O custo de produção de petróleo na área do pré-sal, avalia, está em 10 dólares por barril, enquanto a cotação no mercado internacional gira neste momento na casa dos 80 dólares. O Brasil exporta um bilhão de barris por ano, o equivalente a cerca de 250 bilhões de reais. “É este valor que está em disputa por interesses legítimos, mas conflitantes. Entre os acionistas privados e os consumidores”.

Parente, diz Sauer, está amparado pela Lei do Petróleo de 1997, aprovada durante o governo FHC, que retirou o monopólio das mãos da Petrobras e determinou que os preços deveriam se adequar aos “custos de oportunidade”, ou, em outras palavras, às flutuações do mercado.

Ele só cumpre aquela lei, afirma o acadêmico, que os governos do PT não tiveram coragem de modificar, apesar dos inúmeros conselhos de quem se preocupa com a geopolítica do petróleo e o papel decisivo da commodity ao longo da história. “O Lula e a Dilma decidiram interferir na marra e essa postura desaguou em várias ações judiciais de acionistas minoritários”.

Segundo Sauer, a função da Cide, uma contribuição do domínio econômico sancionada em 2001, foi distorcida e deixou de servir para estabilizar o mercado de combustíveis.

O imposto, hoje tão criticado, acabou incorporado à conta do superávit primário, mas o objetivo de sua criação era possibilitar um equilíbrio dos preços internos diante das flutuações no mercado internacional.

Quando o valor do barril estivesse alto, a Cide seria reduzida ou zerada. Em situações inversas, ela subiria para remunerar a Petrobras e impedir que a queda brusca da gasolina e do diesel prejudicasse os produtores de etanol, combustível alternativo.

Sauer acredita que o uso correto, original, da contribuição impediria no futuro flutuações tão acentuadas dos preços. Desta forma, seria possível desempenhar um papel no desenvolvimento brasileiro sem prejudicar a remuneração dos detentores de ações da companhia.

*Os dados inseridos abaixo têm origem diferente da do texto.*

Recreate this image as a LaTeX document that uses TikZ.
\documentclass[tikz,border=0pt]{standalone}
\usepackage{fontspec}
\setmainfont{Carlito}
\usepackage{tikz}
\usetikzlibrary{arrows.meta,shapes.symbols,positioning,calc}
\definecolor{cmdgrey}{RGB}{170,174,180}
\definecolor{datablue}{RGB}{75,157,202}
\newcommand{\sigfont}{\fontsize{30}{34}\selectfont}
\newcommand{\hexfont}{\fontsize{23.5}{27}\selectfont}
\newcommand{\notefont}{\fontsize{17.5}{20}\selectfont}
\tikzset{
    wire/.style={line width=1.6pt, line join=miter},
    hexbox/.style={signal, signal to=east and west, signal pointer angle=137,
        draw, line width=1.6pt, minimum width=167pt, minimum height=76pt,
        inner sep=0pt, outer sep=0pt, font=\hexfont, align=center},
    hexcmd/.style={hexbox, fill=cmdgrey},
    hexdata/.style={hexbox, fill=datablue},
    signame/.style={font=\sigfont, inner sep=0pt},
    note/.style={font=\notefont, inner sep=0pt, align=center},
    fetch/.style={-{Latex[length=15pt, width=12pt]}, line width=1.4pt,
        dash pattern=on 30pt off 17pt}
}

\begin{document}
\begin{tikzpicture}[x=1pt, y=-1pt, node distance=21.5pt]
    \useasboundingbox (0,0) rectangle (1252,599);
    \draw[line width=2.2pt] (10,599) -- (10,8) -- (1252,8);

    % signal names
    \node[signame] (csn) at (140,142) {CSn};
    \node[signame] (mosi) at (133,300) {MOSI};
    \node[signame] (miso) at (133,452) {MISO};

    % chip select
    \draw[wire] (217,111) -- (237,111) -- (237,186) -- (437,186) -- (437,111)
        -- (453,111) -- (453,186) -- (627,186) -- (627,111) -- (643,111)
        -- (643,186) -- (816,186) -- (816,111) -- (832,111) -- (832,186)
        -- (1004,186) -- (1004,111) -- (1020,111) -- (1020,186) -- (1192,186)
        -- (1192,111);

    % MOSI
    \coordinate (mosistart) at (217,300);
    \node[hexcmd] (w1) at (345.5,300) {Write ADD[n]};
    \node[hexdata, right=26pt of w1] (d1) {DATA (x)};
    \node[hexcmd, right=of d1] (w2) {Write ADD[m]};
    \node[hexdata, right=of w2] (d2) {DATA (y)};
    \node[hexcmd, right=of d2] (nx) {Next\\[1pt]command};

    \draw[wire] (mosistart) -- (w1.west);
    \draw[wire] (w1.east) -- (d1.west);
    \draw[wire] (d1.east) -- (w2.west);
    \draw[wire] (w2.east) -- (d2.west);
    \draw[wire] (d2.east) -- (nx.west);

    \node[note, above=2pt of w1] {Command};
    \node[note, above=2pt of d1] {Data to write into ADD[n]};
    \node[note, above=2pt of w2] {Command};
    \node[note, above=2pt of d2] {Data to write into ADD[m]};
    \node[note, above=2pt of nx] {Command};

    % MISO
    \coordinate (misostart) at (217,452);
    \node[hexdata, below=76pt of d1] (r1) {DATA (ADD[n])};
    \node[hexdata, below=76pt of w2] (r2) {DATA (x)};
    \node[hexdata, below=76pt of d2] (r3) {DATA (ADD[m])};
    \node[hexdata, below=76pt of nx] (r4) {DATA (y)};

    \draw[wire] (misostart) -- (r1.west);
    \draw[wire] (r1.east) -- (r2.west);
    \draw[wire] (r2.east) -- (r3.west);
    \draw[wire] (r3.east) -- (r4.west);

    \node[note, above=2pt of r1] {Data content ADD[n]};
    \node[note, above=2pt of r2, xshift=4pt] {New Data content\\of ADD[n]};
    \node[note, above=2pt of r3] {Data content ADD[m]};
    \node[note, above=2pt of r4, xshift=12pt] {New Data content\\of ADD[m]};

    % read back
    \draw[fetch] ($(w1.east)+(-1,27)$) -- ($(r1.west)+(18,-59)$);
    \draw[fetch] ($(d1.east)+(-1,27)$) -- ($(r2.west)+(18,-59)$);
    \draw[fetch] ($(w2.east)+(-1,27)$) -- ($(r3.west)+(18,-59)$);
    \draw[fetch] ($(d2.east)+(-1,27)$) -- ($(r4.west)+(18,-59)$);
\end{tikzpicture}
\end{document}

O que tornou a disputa mais parelha entre os grevistas e o governo, avalia o professor da USP, é a capacidade dos caminhoneiros e das empresas do setor de parar o País. “O consumidor está à mercê da precariedade da matriz de transportes do Brasil. É um sistema caro e frágil, majoritariamente dependente dos caminhões e do uso do diesel”.